When Gary Gygax wrote the rules of D&D, cribbing shamelessly from Tolkieniana, he kept the orcs and the goblins separate. Orcs stand six feet tall or more, while goblins are only four feetβ€”one rung up from the bottom of the ladder of enemy humanoids, bigger and stronger than the kobolds and smaller and weaker than anything else, from orcs up through hobgoblins, ogres, and hill giants. Yet the average goblin has more hit points, more life force, than an ordinary non-player human or halfling (Gygax's barely veiled term for "hobbit"). 

It's all foundationally racist, beyond dispute, this building of fantasy worlds around different kinds of persons or non-persons, with their inborn proclivities and fixed moral status. Tolkien made his goblins not only bad-hearted but gifted miners who lazily prefer to do "untidy and dirty" work; for weapons, they use axes and "bent swords." He meant the goblins to be a vessel into which he skimmed off the bad from the good in humanity: "It is not unlikely that they invented some of the machines that have since troubled the world, especially the ingenious devices for killing large numbers of people at once, for wheels and engines and explosions always delighted them," he wrote, though in fact on non-Middle ordinary Earth it was upright surface-dwelling humans who did those things. 

Still, stereotypes and archetypes twist around on you, like so many bent swords.

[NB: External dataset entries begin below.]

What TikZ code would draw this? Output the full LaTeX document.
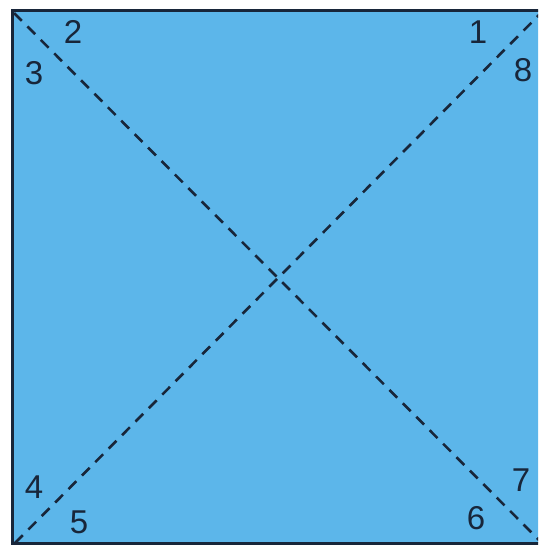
\documentclass[tikz,border=0pt]{standalone}
\usepackage{fontspec}
\setmainfont{Liberation Sans}
\definecolor{paper}{RGB}{92,182,234}
\definecolor{ink}{RGB}{24,38,58}
\begin{document}
\begin{tikzpicture}[x=1pt,y=-1pt,
  numlabel/.style={text=ink,font=\fontsize{33}{33}\selectfont,inner sep=0pt,anchor=center},
  fold/.style={draw=ink,line width=2.6pt,dash pattern=on 11pt off 8pt},
  edge/.style={draw=ink,line width=3pt}]
\useasboundingbox (0,0) rectangle (538,546);
\clip (0,0) rectangle (538,546);
\fill[white] (0,0) rectangle (538,546);
\fill[paper] (12,10) rectangle (545,543);
\coordinate (tl) at (12,10);
\coordinate (tr) at (545,10);
\coordinate (bl) at (12,543);
\coordinate (br) at (545,543);
\draw[edge] (tr) -- (tl) -- (bl) -- (br);
\coordinate (d1s) at (14,13);
\coordinate (d1e) at (540,541);
\coordinate (d2s) at (15,543);
\coordinate (d2e) at (542,12);
\draw[fold] (d1s) -- (d1e);
\draw[fold] (d2s) -- (d2e);
\node[numlabel] (n1) at (478,32) {1};
\node[numlabel] (n2) at (73,32) {2};
\node[numlabel] (n3) at (34,73) {3};
\node[numlabel] (n4) at (34,487) {4};
\node[numlabel] (n5) at (79,522) {5};
\node[numlabel] (n6) at (476,518) {6};
\node[numlabel] (n7) at (521,480) {7};
\node[numlabel] (n8) at (523,70) {8};
\end{tikzpicture}
\end{document}
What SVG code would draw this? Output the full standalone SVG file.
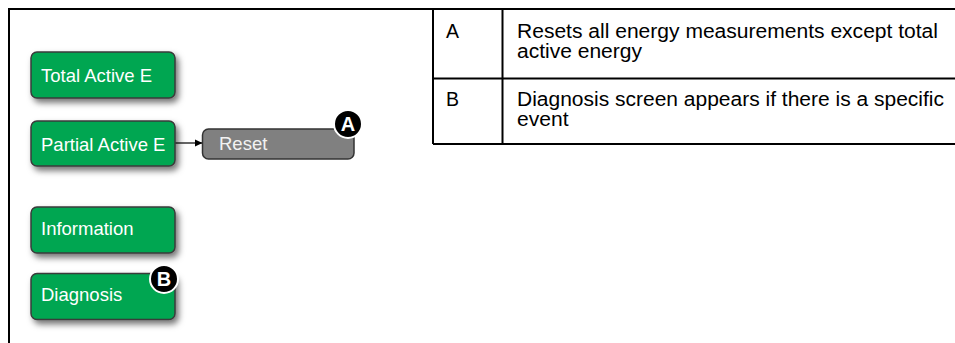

Whatever Orientalist colors Tolkien may have tried to paint the armies of evil with in The Lord of the Rings, anyone even passingly familiar with the Crusades knows that defenders on the clean high walls of Minas Tirith would be the Saracens, with the filthy brutish Christians teeming below. And looking at the old role-playing games, four or five decades into life, I've felt my interest and sympathy turning toward the supernumeraries.

What roles does one get to play, really? The original Advanced Dungeons & Dragons let players inhabit personae including dwarves (tough, good at tunnel-building), halflings (nimble and magic-resistant), and even elves, with their near-endless lifespans and tedious superiority. Goblins were the Other, though. The closest you could get was to be a half-orc. The current Fifth Edition of the Player's Handbook still won't offer the goblins' point of view, even as it provides the more grandiose participants the chance to play as human/dragon or human/demon hybrids. 

Being part dragon makes about as much sense, narratively, as being part dungeon. Fantasy is dogged by the temptations of maximalism, the urge to skip to the part of the hero's journey where the protagonist is already special and interesting and the world tilts their way. Why not start off small and fierce and anonymous, and see how far you go?